Posted at 6:41 PM, Aug 22, 2014
and last updated 2014-08-22 22:12:10-04

ZEELAND, Mich. -- Technology continues to expand in the Zeeland Public School district. Superintendent Cal De Kuiper said the classrooms adopted the iPad four years ago.

"An iPad is $450 per student plus the case, plus the apps,” De Kuiper said it accelerates the classroom learning experience.

“We want to stay with this and we will. We just have to figure out the best way to do it,” De Kuiper said.

Until this year, he said the district "self-funded" the insurance on the device.

"Breakage happens, and these things can be expensive when they break so we've been looking for some good options,” De Kuiper said.

The district has been paying Genius Phone Repair to fix the devices.

De Kuiper said the district "self-funded" the insurance. If a student broke the device, their parent would pay the deductible and for the repair.

So this coming school year, the district and Genius Phone Repair worked out a $60 insurance plan per iPad. That insurance fee is now the parents’ responsibility.

Under the new plan, a child can break the device twice, the company will fix the iPad, and there's no deductible.

"The issue there, a little bit, is if I have multiple children that can get a little bit expensive,” De Kuiper said.

Rebecca Lamar reached out to FOX 17 with concerns.

Lamar said, "If I get the insurance for all three kids it's $180 a year."

"I'd rather not have the iPad because they're not responsible with them, the kids, and then they're a distraction in the classroom,” Lamar said.

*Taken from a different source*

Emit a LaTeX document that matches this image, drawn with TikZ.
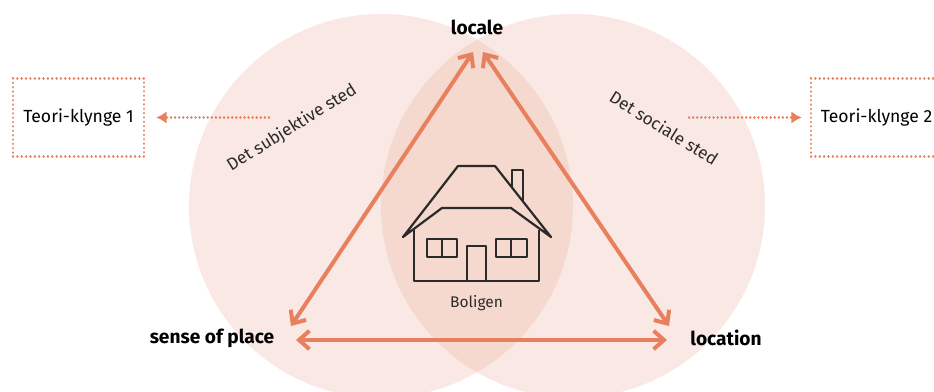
\documentclass[tikz,border=0pt]{standalone}
\usepackage{fontspec}
\setmainfont{Fira Sans}
\usepackage{tikz}
\usetikzlibrary{arrows.meta}
\definecolor{circlepink}{HTML}{F9E8E3}
\definecolor{lenspink}{HTML}{F6D9CE}
\definecolor{arrowred}{HTML}{E8805F}
\definecolor{inkgrey}{HTML}{2B2A2A}
\tikzset{
    corner/.style={font=\fontsize{13.6}{16}\selectfont\bfseries, text=black, inner sep=0pt},
    slanted/.style={font=\fontsize{12.2}{14}\selectfont, text=inkgrey, inner sep=0pt},
    klynge/.style={rectangle, draw=arrowred, line width=1.7pt, line cap=round, dash pattern=on 0.1pt off 3pt,
        minimum width=3.275cm, minimum height=1.95cm, font=\fontsize{12.5}{15}\selectfont, text=black, inner sep=0pt},
    triarrow/.style={{Straight Barb[length=2.6mm,width=4.6mm]}-{Straight Barb[length=2.6mm,width=4.6mm]}, draw=arrowred, line width=1mm},
    dotarrow/.style={-{Latex[length=2.6mm,width=3.1mm,fill=arrowred]}, draw=arrowred, line width=1.7pt, line cap=round, dash pattern=on 0.1pt off 2.8pt, shorten >=0.275cm},
    house/.style={draw=inkgrey, line width=0.55mm, line join=round},
}
\begin{document}
\begin{tikzpicture}[x=0.025cm,y=-0.025cm]
\useasboundingbox (0,0) rectangle (934,392);
\clip (0,0) rectangle (934,392);

% circles
\fill[circlepink] (381,206) circle[radius=192];
\fill[circlepink] (573,206) circle[radius=192];
\begin{scope}
\clip (381,206) circle[radius=192];
\fill[lenspink] (573,206) circle[radius=192];
\end{scope}

% labels
\node[corner] (locale) at (477,27) {locale};
\node[corner] (sense) at (212,338) {sense of place};
\node[corner] (location) at (726,338) {location};
\node[font=\fontsize{11}{13}\selectfont, text=inkgrey, inner sep=0pt] (boligen) at (476.5,303) {Boligen};
\node[slanted, rotate=32] (subjektiv) at (292,128) {Det subjektive sted};
\node[slanted, rotate=-32] (social) at (664,128) {Det sociale sted};
\node[klynge] (teori1) at (78.5,117.5) {Teori-klynge 1};
\node[klynge] (teori2) at (876.5,117.5) {Teori-klynge 2};

% triangle
\coordinate (topl) at (473,52);
\coordinate (topr) at (483,52);
\coordinate (left) at (291,326);
\coordinate (right) at (669,326);
\coordinate (basel) at (296,340);
\coordinate (baser) at (667,340);
\draw[triarrow] (topl)--(left);
\draw[triarrow] (topr)--(right);
\draw[triarrow] (basel)--(baser);

% dotted arrows
\coordinate (from1) at (269,117.5);
\coordinate (from2) at (689,117.5);
\draw[dotarrow] (from1)--(teori1.east);
\draw[dotarrow, shorten >=0.2cm] (from2)--(teori2.west);

% house
\draw[house] (403,237)--(458,166)--(495,166)--(551,237)--(511,208)--(442,208)--cycle;
\draw[house] (414,230)--(414,281)--(539,281)--(539,230);
\draw[house] (512,187)--(512,170)--(523,170)--(523,201);
\draw[house] (427,239) rectangle (457,257);
\draw[house] (442,239)--(442,257);
\draw[house] (496,239) rectangle (527,257);
\draw[house] (511,239)--(511,257);
\draw[house] (467,281)--(467,246)--(486,246)--(486,281);
\end{tikzpicture}
\end{document}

She added, “[I had] one kid that was in trouble for playing games. I don't really see how they're beneficial.”

In addition to the added costs, the Lamars said they don't have internet.

"Most of the issue is, we as a parent, if we don't have internet at our house, and we're almost forced to, we can't monitor what they're doing for homework,” Chad Lamar said.

“We can't help them. It makes it difficult as a parent,” he added.

Rebecca Lamar said she expressed her concerns last year, but her children fell behind in their work. The district said there are other options when it comes to students taking home the iPad.

"Many homeowners policies cover it,” De Kuiper said.

In that case, he said the district will waive the $60 insurance.

Another option allows parents to put down a $50 deposit instead of paying the $60 insurance. If the device is undamaged at the end of the school, parents get that $50 back.

"If there is a breakage, that $50 is applied to the cost of the repair. So what we did there is, we said it's a $50 maximum per family,” De Kuiper said.

Lastly, De Kuiper said, "If parents are on the free and reduced lunch program, we don't want this to be a concern.”

He explained, “We want every child to have an iPad and every family not to worry about this. So our school district has taken out our policy for families that are on that program."

However, families have to qualify.

"I haven't really talked to them about that. It's a lot of paperwork, and it's a real pain in the butt. I hate the iPads. That's the bottom line,” Rebecca Lamar chuckled.

If parents don’t want their student to have the iPad at all, the district said they can opt out. However, the district said it will be much more challenging for students to keep up with the assignments without the technology.